** start of Data listing **

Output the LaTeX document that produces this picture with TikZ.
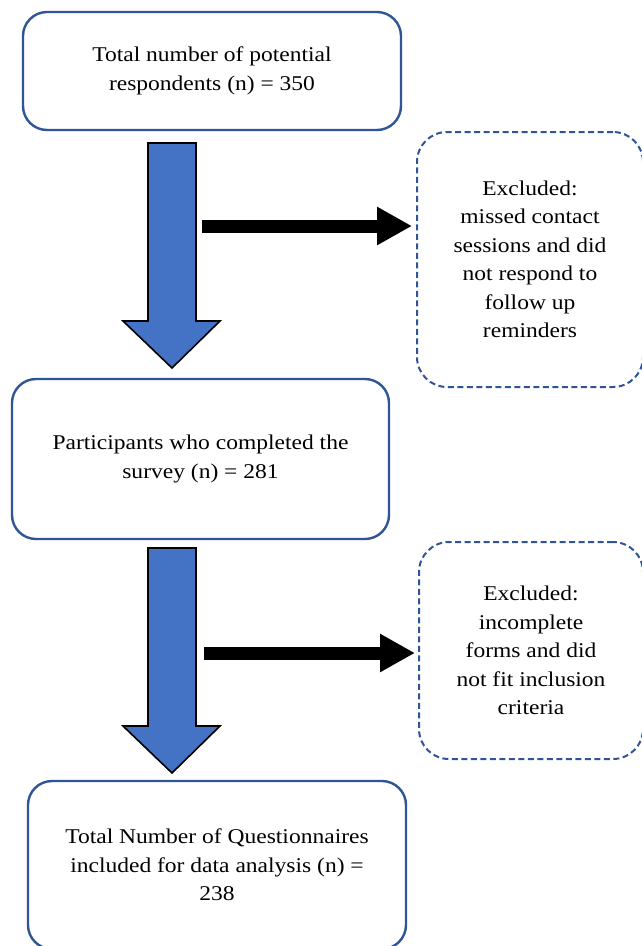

** end of Data listing **
** start of Data listing **

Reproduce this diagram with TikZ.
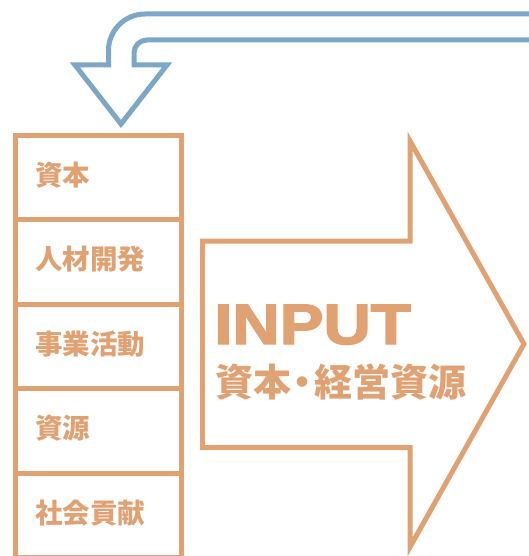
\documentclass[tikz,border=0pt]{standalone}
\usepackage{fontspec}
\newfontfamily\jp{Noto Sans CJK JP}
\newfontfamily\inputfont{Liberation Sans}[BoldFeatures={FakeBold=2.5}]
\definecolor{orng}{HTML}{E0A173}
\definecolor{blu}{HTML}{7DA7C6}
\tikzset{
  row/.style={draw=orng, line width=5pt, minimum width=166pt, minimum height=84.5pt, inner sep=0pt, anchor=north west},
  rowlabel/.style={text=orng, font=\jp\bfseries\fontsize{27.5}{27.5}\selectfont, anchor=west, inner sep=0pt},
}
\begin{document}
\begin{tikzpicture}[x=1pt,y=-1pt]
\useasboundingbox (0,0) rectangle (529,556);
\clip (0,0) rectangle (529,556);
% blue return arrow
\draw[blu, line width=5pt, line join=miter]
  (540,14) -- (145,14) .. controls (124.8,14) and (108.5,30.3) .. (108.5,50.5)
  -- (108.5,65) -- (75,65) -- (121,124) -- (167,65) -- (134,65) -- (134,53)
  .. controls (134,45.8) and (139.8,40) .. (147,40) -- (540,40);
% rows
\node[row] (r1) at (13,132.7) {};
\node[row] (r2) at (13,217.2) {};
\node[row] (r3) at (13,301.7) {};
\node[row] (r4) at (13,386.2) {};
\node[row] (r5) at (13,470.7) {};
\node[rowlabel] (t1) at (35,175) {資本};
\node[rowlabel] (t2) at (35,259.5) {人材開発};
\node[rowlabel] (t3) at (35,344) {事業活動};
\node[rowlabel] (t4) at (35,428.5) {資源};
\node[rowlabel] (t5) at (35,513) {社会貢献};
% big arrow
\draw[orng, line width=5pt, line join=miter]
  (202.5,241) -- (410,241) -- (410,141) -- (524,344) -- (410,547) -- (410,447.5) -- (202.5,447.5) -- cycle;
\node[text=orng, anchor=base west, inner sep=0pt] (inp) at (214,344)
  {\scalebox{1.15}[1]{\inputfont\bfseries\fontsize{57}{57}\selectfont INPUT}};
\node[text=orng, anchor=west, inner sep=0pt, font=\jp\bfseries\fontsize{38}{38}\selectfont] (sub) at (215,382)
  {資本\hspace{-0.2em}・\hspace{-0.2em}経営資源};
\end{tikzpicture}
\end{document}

** end of Data listing **

** Requirements **
Gather up, from the records above, each line where the word "this" appears.

** Reply to the task **
Output the LaTeX document that produces this picture with TikZ.
Reproduce this diagram with TikZ.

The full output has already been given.